For the past few years Princeton coach Courtney Banghart was nervous before the Penn game.
The Ivy League championship had come down to those two teams and losing the first one of their two meetings in early January would leave little margin of error for the rest of the 14-game conference season. Now with the league holding its first-ever postseason tournament, losing the opener to Penn on Saturday isn't as bad as it used to be. Well of course except for losing to your rival that is.
"You got two chances and they knock you out once, you're playing behind the whole rest of the year and someone knocks them off and all that crap," Banghart said after the 62-57 loss to their rival. "I said before the game to Mike (McLaughlin) I haven't been so unnervous for an Ivy League basketball game in 20 years."
Both coaches love the idea of the postseason tournament, which will be held at the historic Palestra in March with the top four teams playing in it. Even though Saturday's game may not have had the postseason implications of previous years, the rivalry is still flourishing.
"It's just different, but I don't think it makes it any less special than it is," Penn coach McLaughlin said. "This was a really important game — it's been for both of us — I think it took away the onus of this is something you have to get, this is important, her and I did talk about that, but every conference is like that, they have playoffs, but that doesn't take away what's important."

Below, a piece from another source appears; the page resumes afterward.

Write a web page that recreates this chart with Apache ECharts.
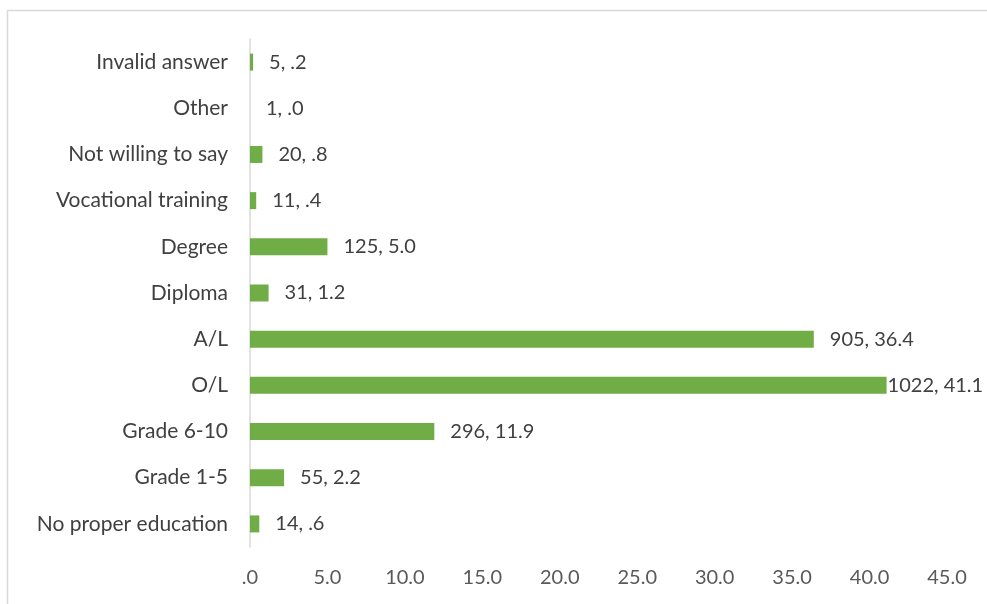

The postseason tournament also gives hope to all the teams in the league. One bad weekend won't destroy postseason aspirations.
"The tournament allows a little room for error early," first-year Columbia coach Megan Griffith said. "It allows teams that are maturing the chance to do that. You hope you're playing your best basketball in March and this allows you to have potentially one bad weekend early on."
Griffith played at Columbia and also was an assistant at Princeton for the last few years when they dominated the league. She doesn't see this year's Ivy League being a one-team race.
"I don't think .500 would be a terrible record in our league this season," she said. "Nobody's going to be perfect. I think honestly this season a team that goes .500 has a chance to be fourth place or tied for it."
Penn has the best shot at running through the league as the Quakers return all five starters from last season's championship team. Yet, they will face potential challenges from Princeton and Harvard, which went 11-1 in the non-conference season and is led by two stellar freshmen.
The Crimson won their first league game by five points over rival Dartmouth.
The rest of the Ivy League gets underway next weekend.